Extract the lines of the material below, beginning with the first and ending with the line that holds "from matplotlib.ticker import MultipleLocator". Skip every picture.
═══ DATASET SECTION ═══
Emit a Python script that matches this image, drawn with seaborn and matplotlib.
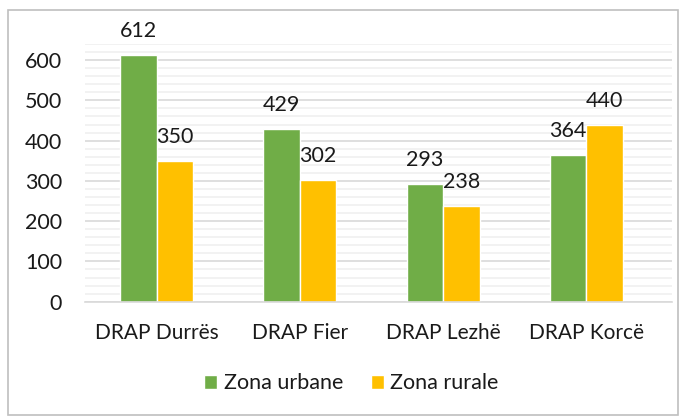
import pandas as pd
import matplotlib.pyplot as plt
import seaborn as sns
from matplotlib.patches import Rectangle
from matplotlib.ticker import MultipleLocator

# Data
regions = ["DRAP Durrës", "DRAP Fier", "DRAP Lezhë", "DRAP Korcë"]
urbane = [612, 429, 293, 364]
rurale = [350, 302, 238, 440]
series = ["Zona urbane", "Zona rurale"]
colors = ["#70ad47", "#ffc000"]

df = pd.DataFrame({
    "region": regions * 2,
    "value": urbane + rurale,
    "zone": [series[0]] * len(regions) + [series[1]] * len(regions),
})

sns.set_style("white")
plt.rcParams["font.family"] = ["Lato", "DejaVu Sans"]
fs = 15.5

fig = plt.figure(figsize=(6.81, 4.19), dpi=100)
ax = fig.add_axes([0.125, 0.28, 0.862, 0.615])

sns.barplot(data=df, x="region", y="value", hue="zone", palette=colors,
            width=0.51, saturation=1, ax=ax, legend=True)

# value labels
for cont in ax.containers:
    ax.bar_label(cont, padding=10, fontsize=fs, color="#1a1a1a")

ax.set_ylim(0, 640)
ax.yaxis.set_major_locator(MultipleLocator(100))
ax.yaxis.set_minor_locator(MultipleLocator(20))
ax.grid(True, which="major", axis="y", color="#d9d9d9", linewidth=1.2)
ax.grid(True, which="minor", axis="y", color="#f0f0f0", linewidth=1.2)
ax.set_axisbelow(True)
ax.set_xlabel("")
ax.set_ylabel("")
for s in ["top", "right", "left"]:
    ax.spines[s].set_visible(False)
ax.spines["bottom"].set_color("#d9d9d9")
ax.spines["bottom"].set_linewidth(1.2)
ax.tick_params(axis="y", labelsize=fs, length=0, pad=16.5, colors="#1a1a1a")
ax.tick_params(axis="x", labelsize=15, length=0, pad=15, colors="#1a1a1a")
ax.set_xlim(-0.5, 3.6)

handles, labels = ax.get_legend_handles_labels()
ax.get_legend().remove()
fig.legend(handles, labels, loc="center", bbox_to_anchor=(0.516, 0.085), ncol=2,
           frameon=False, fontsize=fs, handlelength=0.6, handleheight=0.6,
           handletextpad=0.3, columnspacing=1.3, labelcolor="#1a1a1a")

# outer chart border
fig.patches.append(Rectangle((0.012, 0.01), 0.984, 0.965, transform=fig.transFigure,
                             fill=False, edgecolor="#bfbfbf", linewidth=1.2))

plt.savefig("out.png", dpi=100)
═══
*WRITTEN ANSWER:*
Emit a Python script that matches this image, drawn with seaborn and matplotlib.
import pandas as pd
import matplotlib.pyplot as plt
import seaborn as sns
from matplotlib.patches import Rectangle
from matplotlib.ticker import MultipleLocator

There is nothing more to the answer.